Inès Longevial's oil paintings draw attention to the skin, layered in seemingly smooth swatches of ultramarine, crimson, slate, chantilly, and mauve. These self-portraits—composed mostly from memory, informed by a repository of textures and forms consulted prior to their emergence—are a method of situating the artist in herself and the world. They are painted with urgency and oftentimes completed in one sitting. In this flow-state, the female form becomes a surface littered with subtle footnotes, like an odd wrinkle in a pleated skirt or the deep crease of a dog-earred page. A cropped face with down-turned eyes, a punctuated nipple, and a scapula blooming like an iris are, at a distance, totemic. The stoic sitters are disassociated, fermented. Upon closer inspection, hot-pink contour or blankets of honey light, feathered by the dry bristles of the artist's paintbrush, generate a supple, saturated landscape. Longevial offers an extreme perspectival shift through her impulsive markmaking upon the skin, often surprising herself. Her own experience living with myopia (extreme nearsidedness) is relayed to the viewer with grace, transforming skin into a woven surface, a microcosm, within the seemingly smooth composition of each painting. Wrapped in the tangible shimmer of the surface, unconcerned with matching the eye of the viewer, Longevial's sage subject is unconcerned with the viewer's yearning to define, place, or ingest her.
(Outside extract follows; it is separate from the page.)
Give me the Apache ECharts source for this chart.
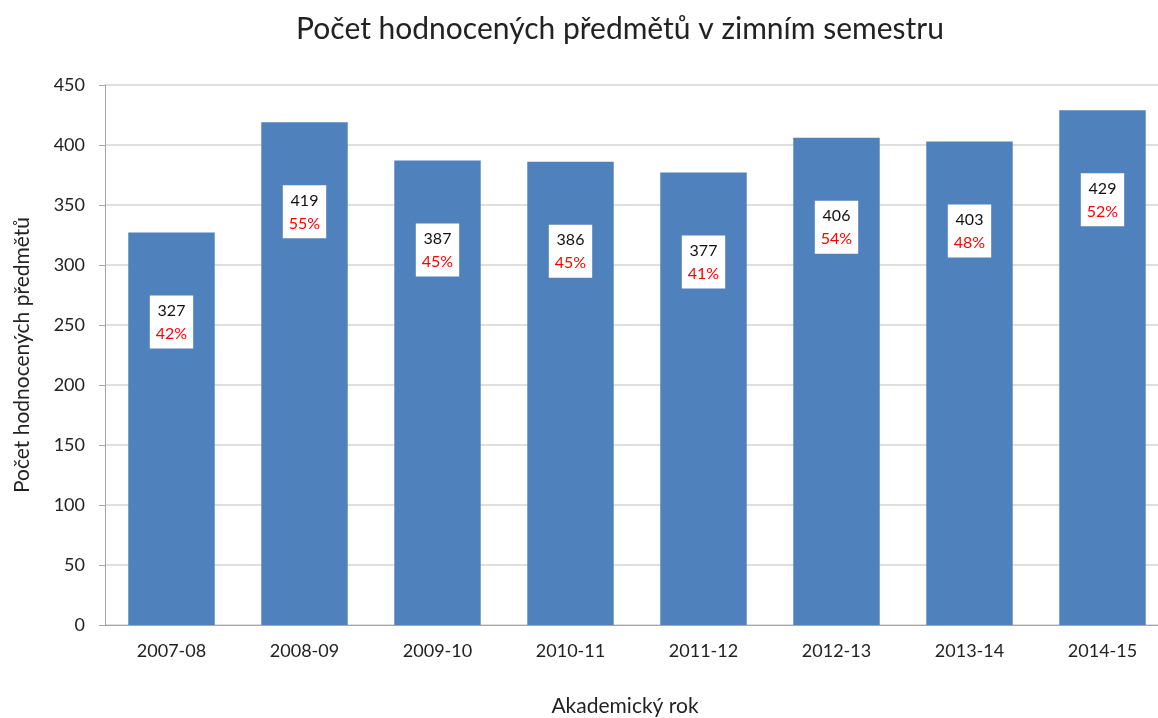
<!DOCTYPE html>
<html>
<head>
<meta charset="utf-8">
<script src="https://cdn.jsdelivr.net/npm/echarts@6/dist/echarts.min.js"></script>
<style>
  html, body { margin: 0; padding: 0; background: #fff; }
  #chart { width: 1158px; height: 718px; }
</style>
</head>
<body>
<div id="chart"></div>
<script>
const years = ["2007-08", "2008-09", "2009-10", "2010-11", "2011-12", "2012-13", "2013-14", "2014-15"];
const counts = [327, 419, 387, 386, 377, 406, 403, 429];
const shares = [42, 55, 45, 45, 41, 54, 48, 52];

const font = "Lato, 'Open Sans', sans-serif";
const chart = echarts.init(document.getElementById("chart"));

chart.setOption({
  animation: false,
  textStyle: { fontFamily: font },
  title: {
    text: "Počet hodnocených předmětů v zimním semestru",
    left: 615,
    textAlign: "center",
    top: 9,
    textStyle: { fontSize: 30, fontWeight: "normal", color: "#222", fontFamily: font },
  },
  // grid runs past the right edge, as in the cropped original
  grid: { left: 105, top: 85, width: 1064, height: 540, outerBoundsMode: "none" },
  xAxis: {
    type: "category",
    data: years,
    name: "Akademický rok",
    nameLocation: "middle",
    nameGap: 71,
    nameTextStyle: { fontSize: 21, color: "#222", padding: [0, 0, 0, -24] },
    axisLine: { lineStyle: { color: "#a6a6a6" } },
    axisTick: { length: 6, lineStyle: { color: "#a6a6a6" } },
    axisLabel: { fontSize: 18, color: "#222", margin: 17 },
  },
  yAxis: {
    type: "value",
    min: 0,
    max: 450,
    interval: 50,
    name: "Počet hodnocených předmětů",
    nameLocation: "middle",
    nameGap: 72,
    nameTextStyle: { fontSize: 21, color: "#222" },
    axisLine: { show: true, lineStyle: { color: "#a6a6a6" } },
    axisTick: { show: true, length: 6, lineStyle: { color: "#a6a6a6" } },
    axisLabel: { fontSize: 18, color: "#222", margin: 20 },
    splitLine: { lineStyle: { color: "#d4d4d4", width: 1.5 } },
  },
  series: [
    {
      type: "bar",
      data: counts,
      barCategoryGap: "35%",
      itemStyle: { color: "#4f81bd" },
      label: {
        show: true,
        position: "insideTop",
        distance: 63,
        backgroundColor: "#fff",
        padding: [4, 6, 3, 6],
        formatter: (p) => "{v|" + p.value + "}\n{p|" + shares[p.dataIndex] + "%}",
        rich: {
          v: { fontSize: 16, color: "#111", lineHeight: 23, fontFamily: font },
          p: { fontSize: 16, color: "#ff0000", lineHeight: 23, fontFamily: font },
        },
      },
    },
  ],
});
</script>
</body>
</html>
Longevial's drawings make an arresting shift, directly addressing the viewer with deadpan eyes and a seemingly dimensionless face in a tight crop of the eyes, nose, and mouth. In one set, an inverted pelvis is perched upon the lips, with spread legs engulfing the nose in a diamond shape, heels touching at the bridge. In another set, howling wolves replace the nose and a deep plié surrounds the lips. Within the sublime uniformity of the face, a cast of characters narrativizes the legacy of living in flashes of allegory. Ballet slippers are odes to flippant adolescence, while butterflies and snakes allude to metamorphosis. An anthropomorphized house and flower-headed femme throw us off the scent of such simplicity, however—these drawings serve as mythic self-reflection, nodding to place-making, masking, fear, transition, and freedom. Like petite prayer cards, each face is a theater and a mirror. Rather than scars or wrinkles, the imagery emanating from each face is grounded in experience, tethered to what the viewer cannot know behind the eyes.
A lesser-shown element of Longevial's practice, her monotypes, are being shown here for the first time. Although each print is unique, identical twins arise: an identical facial structure hosts distinct hairstyles or diametrically opposed color palettes, for example. Longevial's use of additive and subtractive marks, produced with alcohol markers and oil paint, insinuate an exfoliation and moisturizing regimen. The skin here is in-process, wherein pooled pigment and camouflaged critters upon the face suggest the pressure and joy, turmoil and unabashed sensuality have visceral remnants. These faces are defiant, lacking both performativity and ease so commonly found in female portraiture. In these prints, skin narrates the artist's relation to her changing world—stretching, sagging, morphing, and reflecting altercations or victories no one could know the true depth of.
On the occasion of Longevial's first solo exhibition at Almine Rech's New York City location, a new publication including the artist's drawings and poems written over the last two years will be available. This volume offers comprehensive insight into the artist's use of the face and skin to understand the topography of the body and soul, connected over time.